Review roundup, Aug. 17

August 17, 2012

♦ The Summer 2012 issue of Jewish Currents features a review by Cynthia Werthamer of Pitching in the Promised Land: A Story of the First and Only Season in the Israel Baseball League, by former IBL hurler Aaron Pribble. Upshot: “While Pribble’s book could do with less foreshadowing…, his retelling of the ups and downs of the IBL’s first season bears a unique perspective. His personal quest for his own Judaism, and his place in the hallowed game of baseball, shows that for him and many others, baseball is a religion every bit as valid as other belief systems — and for that, we baseball fans can be grateful.”

♦ William McGurn published this review of the Peary-Clavin collaboration, Gil Hodges: The Brooklyn Bums, the Miracle Mets, and the Extraordinary Life of a Baseball Legend. Upshot: Hard to find an appropriate excerpt, but it’s a positive review.

♦ James Bailey posted two review in recent weeks: this one on High Fives, Pennant Drives, and Fernandomania: A Fan’s History of the Los Angeles Dodgers’ Glory Years (1977-1981), by Paul Haddad (which also features an interview with the author), and this one on Bluegrass Baseball: A Year in the Minor League Life, which links to the review he wrote for Baseball America.
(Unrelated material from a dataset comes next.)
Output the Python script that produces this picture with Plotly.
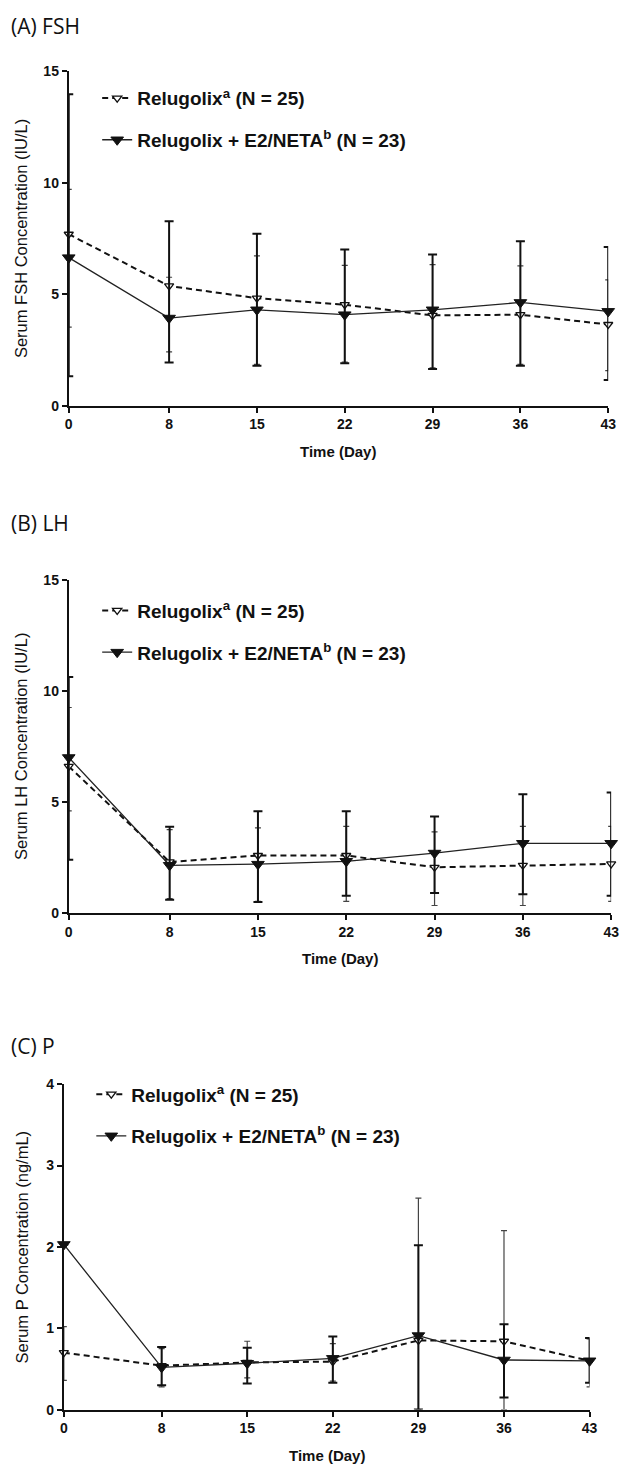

♦ Shane Tourtellote published this piece on on The Hardball Times on what he considers the first “real classic” book on baseball: Johnny Evers’ Touching Second: The Science of Baseball; Science (written with sportswriter Hugh Fullerton).

From the review:

Evers should be familiar to any serious fan and is familiar to anyone who knows baseball’s second-most famous poem. Second baseman for the Chicago Cubs and hinge of their double-play combination between Joe Tinker and Frank Chance, Evers was a key component of a dynastic club. He was a bundle of frayed nerves and a hard man to get along with, but he was also a leading tactician of the game, brimming with ideas. The title refers to his most famous rulebook stratagem, getting Fred Merkle out for missing second in a pivotal game against the New York Giants that eventually won Chicago the 1908 pennant.

Obviously, the book was capitalizing on his fame, not only from the Merkle controversy but from his important role on the best team in the National League. That would be enough to support half a dozen quickie memoirs today, with quality a secondary consideration. Fortunately, Evers was a smart enough ballplayer to give his book some intellectual heft in examining the minutiae of the game. Even more fortunately, he had a great collaborator.

However, Tourtellotte devotes a good deal of his essay to refuting some of the claims made in the book (dates, situations, etc.), a la Rob Neyer in his Big Book of Baseball Legends: The Truth, the Lies, and Everything Else.